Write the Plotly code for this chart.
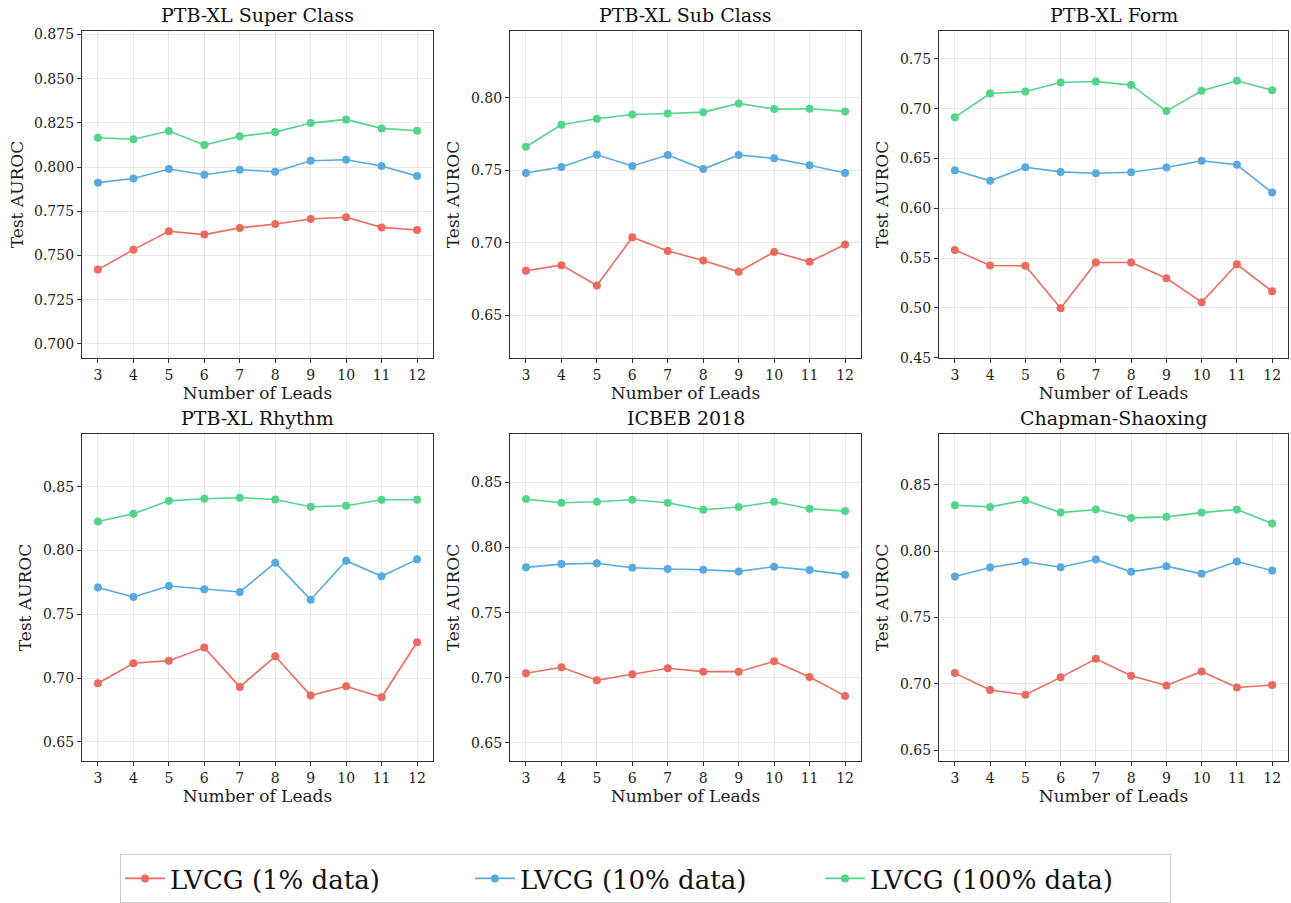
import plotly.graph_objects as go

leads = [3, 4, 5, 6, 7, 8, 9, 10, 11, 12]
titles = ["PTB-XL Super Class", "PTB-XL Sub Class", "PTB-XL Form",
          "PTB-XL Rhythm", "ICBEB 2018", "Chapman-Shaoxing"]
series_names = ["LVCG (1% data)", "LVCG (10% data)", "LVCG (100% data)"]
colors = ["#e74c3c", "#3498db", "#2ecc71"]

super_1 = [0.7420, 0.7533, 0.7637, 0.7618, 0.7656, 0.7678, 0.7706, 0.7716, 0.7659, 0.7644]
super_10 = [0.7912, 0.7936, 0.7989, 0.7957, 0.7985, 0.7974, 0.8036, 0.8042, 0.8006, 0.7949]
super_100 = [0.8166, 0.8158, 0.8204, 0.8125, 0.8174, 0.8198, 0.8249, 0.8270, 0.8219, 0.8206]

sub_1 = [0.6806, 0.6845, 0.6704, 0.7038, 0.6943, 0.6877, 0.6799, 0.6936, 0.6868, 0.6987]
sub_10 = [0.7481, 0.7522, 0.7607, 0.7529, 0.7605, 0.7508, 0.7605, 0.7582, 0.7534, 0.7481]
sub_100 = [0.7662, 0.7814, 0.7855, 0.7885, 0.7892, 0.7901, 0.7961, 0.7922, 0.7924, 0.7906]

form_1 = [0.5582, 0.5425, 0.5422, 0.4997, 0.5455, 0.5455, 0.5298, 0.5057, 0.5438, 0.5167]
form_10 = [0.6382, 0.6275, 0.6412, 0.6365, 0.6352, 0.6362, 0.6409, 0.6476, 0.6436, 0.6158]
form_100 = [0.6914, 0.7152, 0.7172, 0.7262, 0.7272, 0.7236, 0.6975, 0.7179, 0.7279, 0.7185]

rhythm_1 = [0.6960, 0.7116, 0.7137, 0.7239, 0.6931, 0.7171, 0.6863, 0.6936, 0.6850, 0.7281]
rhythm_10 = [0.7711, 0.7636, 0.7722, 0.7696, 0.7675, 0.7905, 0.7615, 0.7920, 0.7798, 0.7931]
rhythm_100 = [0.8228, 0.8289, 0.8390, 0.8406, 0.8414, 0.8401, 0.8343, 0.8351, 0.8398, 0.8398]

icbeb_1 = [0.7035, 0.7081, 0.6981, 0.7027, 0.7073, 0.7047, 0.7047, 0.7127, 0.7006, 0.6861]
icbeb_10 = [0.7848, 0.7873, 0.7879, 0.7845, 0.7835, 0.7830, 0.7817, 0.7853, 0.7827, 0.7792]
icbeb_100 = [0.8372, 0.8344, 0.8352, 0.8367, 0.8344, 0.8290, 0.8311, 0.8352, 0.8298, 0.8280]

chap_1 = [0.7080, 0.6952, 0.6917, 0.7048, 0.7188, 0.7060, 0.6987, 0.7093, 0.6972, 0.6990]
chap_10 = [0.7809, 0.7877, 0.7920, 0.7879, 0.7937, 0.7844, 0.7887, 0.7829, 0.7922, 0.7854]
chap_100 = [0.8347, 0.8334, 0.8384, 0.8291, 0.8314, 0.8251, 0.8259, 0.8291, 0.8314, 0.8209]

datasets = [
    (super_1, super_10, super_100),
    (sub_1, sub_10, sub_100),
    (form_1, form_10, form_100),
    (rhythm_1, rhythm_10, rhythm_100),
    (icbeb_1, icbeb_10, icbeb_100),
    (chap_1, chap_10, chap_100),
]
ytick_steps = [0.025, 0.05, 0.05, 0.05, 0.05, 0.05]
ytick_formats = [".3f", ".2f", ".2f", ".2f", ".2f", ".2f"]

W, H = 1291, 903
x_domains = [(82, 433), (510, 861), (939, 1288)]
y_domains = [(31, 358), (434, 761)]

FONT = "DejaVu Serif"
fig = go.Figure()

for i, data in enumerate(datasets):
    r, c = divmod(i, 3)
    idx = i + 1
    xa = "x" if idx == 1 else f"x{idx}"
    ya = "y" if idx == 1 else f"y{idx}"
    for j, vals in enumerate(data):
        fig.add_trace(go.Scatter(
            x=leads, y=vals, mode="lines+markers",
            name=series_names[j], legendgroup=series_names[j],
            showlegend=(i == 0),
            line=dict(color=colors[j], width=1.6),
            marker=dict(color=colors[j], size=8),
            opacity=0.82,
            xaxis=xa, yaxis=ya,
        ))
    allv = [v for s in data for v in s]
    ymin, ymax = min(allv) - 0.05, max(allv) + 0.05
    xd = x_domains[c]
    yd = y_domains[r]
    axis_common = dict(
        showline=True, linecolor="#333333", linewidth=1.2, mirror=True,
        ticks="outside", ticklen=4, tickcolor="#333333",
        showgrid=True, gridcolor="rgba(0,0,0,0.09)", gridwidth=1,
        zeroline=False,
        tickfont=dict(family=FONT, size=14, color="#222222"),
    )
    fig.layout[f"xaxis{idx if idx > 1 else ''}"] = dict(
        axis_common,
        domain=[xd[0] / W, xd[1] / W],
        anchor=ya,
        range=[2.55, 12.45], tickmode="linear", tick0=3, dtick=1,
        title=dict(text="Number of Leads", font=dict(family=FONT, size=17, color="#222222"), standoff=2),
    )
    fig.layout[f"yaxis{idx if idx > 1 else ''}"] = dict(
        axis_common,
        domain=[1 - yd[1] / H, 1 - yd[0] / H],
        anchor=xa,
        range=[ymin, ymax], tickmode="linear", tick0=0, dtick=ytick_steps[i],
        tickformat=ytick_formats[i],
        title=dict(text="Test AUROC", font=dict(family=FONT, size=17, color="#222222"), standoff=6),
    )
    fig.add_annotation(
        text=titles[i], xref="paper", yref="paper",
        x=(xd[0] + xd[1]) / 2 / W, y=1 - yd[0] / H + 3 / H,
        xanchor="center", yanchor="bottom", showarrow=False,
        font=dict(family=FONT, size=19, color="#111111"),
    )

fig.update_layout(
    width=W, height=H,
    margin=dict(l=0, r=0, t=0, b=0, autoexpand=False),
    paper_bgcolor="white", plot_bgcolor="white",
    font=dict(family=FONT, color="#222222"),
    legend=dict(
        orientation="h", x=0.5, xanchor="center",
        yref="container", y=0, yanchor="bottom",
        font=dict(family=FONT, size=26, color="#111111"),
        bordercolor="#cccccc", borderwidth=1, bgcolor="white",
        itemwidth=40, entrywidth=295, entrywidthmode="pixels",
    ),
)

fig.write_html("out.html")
================
• [Goal of the exercise] Reproduce all of the data exactly; the pictures do not belong in the copy.

• [Final result]
Write the Plotly code for this chart.
import plotly.graph_objects as go

leads = [3, 4, 5, 6, 7, 8, 9, 10, 11, 12]
titles = ["PTB-XL Super Class", "PTB-XL Sub Class", "PTB-XL Form",
          "PTB-XL Rhythm", "ICBEB 2018", "Chapman-Shaoxing"]
series_names = ["LVCG (1% data)", "LVCG (10% data)", "LVCG (100% data)"]
colors = ["#e74c3c", "#3498db", "#2ecc71"]

super_1 = [0.7420, 0.7533, 0.7637, 0.7618, 0.7656, 0.7678, 0.7706, 0.7716, 0.7659, 0.7644]
super_10 = [0.7912, 0.7936, 0.7989, 0.7957, 0.7985, 0.7974, 0.8036, 0.8042, 0.8006, 0.7949]
super_100 = [0.8166, 0.8158, 0.8204, 0.8125, 0.8174, 0.8198, 0.8249, 0.8270, 0.8219, 0.8206]

sub_1 = [0.6806, 0.6845, 0.6704, 0.7038, 0.6943, 0.6877, 0.6799, 0.6936, 0.6868, 0.6987]
sub_10 = [0.7481, 0.7522, 0.7607, 0.7529, 0.7605, 0.7508, 0.7605, 0.7582, 0.7534, 0.7481]
sub_100 = [0.7662, 0.7814, 0.7855, 0.7885, 0.7892, 0.7901, 0.7961, 0.7922, 0.7924, 0.7906]

form_1 = [0.5582, 0.5425, 0.5422, 0.4997, 0.5455, 0.5455, 0.5298, 0.5057, 0.5438, 0.5167]
form_10 = [0.6382, 0.6275, 0.6412, 0.6365, 0.6352, 0.6362, 0.6409, 0.6476, 0.6436, 0.6158]
form_100 = [0.6914, 0.7152, 0.7172, 0.7262, 0.7272, 0.7236, 0.6975, 0.7179, 0.7279, 0.7185]

rhythm_1 = [0.6960, 0.7116, 0.7137, 0.7239, 0.6931, 0.7171, 0.6863, 0.6936, 0.6850, 0.7281]
rhythm_10 = [0.7711, 0.7636, 0.7722, 0.7696, 0.7675, 0.7905, 0.7615, 0.7920, 0.7798, 0.7931]
rhythm_100 = [0.8228, 0.8289, 0.8390, 0.8406, 0.8414, 0.8401, 0.8343, 0.8351, 0.8398, 0.8398]

icbeb_1 = [0.7035, 0.7081, 0.6981, 0.7027, 0.7073, 0.7047, 0.7047, 0.7127, 0.7006, 0.6861]
icbeb_10 = [0.7848, 0.7873, 0.7879, 0.7845, 0.7835, 0.7830, 0.7817, 0.7853, 0.7827, 0.7792]
icbeb_100 = [0.8372, 0.8344, 0.8352, 0.8367, 0.8344, 0.8290, 0.8311, 0.8352, 0.8298, 0.8280]

chap_1 = [0.7080, 0.6952, 0.6917, 0.7048, 0.7188, 0.7060, 0.6987, 0.7093, 0.6972, 0.6990]
chap_10 = [0.7809, 0.7877, 0.7920, 0.7879, 0.7937, 0.7844, 0.7887, 0.7829, 0.7922, 0.7854]
chap_100 = [0.8347, 0.8334, 0.8384, 0.8291, 0.8314, 0.8251, 0.8259, 0.8291, 0.8314, 0.8209]

datasets = [
    (super_1, super_10, super_100),
    (sub_1, sub_10, sub_100),
    (form_1, form_10, form_100),
    (rhythm_1, rhythm_10, rhythm_100),
    (icbeb_1, icbeb_10, icbeb_100),
    (chap_1, chap_10, chap_100),
]
ytick_steps = [0.025, 0.05, 0.05, 0.05, 0.05, 0.05]
ytick_formats = [".3f", ".2f", ".2f", ".2f", ".2f", ".2f"]

W, H = 1291, 903
x_domains = [(82, 433), (510, 861), (939, 1288)]
y_domains = [(31, 358), (434, 761)]

FONT = "DejaVu Serif"
fig = go.Figure()

for i, data in enumerate(datasets):
    r, c = divmod(i, 3)
    idx = i + 1
    xa = "x" if idx == 1 else f"x{idx}"
    ya = "y" if idx == 1 else f"y{idx}"
    for j, vals in enumerate(data):
        fig.add_trace(go.Scatter(
            x=leads, y=vals, mode="lines+markers",
            name=series_names[j], legendgroup=series_names[j],
            showlegend=(i == 0),
            line=dict(color=colors[j], width=1.6),
            marker=dict(color=colors[j], size=8),
            opacity=0.82,
            xaxis=xa, yaxis=ya,
        ))
    allv = [v for s in data for v in s]
    ymin, ymax = min(allv) - 0.05, max(allv) + 0.05
    xd = x_domains[c]
    yd = y_domains[r]
    axis_common = dict(
        showline=True, linecolor="#333333", linewidth=1.2, mirror=True,
        ticks="outside", ticklen=4, tickcolor="#333333",
        showgrid=True, gridcolor="rgba(0,0,0,0.09)", gridwidth=1,
        zeroline=False,
        tickfont=dict(family=FONT, size=14, color="#222222"),
    )
    fig.layout[f"xaxis{idx if idx > 1 else ''}"] = dict(
        axis_common,
        domain=[xd[0] / W, xd[1] / W],
        anchor=ya,
        range=[2.55, 12.45], tickmode="linear", tick0=3, dtick=1,
        title=dict(text="Number of Leads", font=dict(family=FONT, size=17, color="#222222"), standoff=2),
    )
    fig.layout[f"yaxis{idx if idx > 1 else ''}"] = dict(
        axis_common,
        domain=[1 - yd[1] / H, 1 - yd[0] / H],
        anchor=xa,
        range=[ymin, ymax], tickmode="linear", tick0=0, dtick=ytick_steps[i],
        tickformat=ytick_formats[i],
        title=dict(text="Test AUROC", font=dict(family=FONT, size=17, color="#222222"), standoff=6),
    )
    fig.add_annotation(
        text=titles[i], xref="paper", yref="paper",
        x=(xd[0] + xd[1]) / 2 / W, y=1 - yd[0] / H + 3 / H,
        xanchor="center", yanchor="bottom", showarrow=False,
        font=dict(family=FONT, size=19, color="#111111"),
    )

fig.update_layout(
    width=W, height=H,
    margin=dict(l=0, r=0, t=0, b=0, autoexpand=False),
    paper_bgcolor="white", plot_bgcolor="white",
    font=dict(family=FONT, color="#222222"),
    legend=dict(
        orientation="h", x=0.5, xanchor="center",
        yref="container", y=0, yanchor="bottom",
        font=dict(family=FONT, size=26, color="#111111"),
        bordercolor="#cccccc", borderwidth=1, bgcolor="white",
        itemwidth=40, entrywidth=295, entrywidthmode="pixels",
    ),
)

fig.write_html("out.html")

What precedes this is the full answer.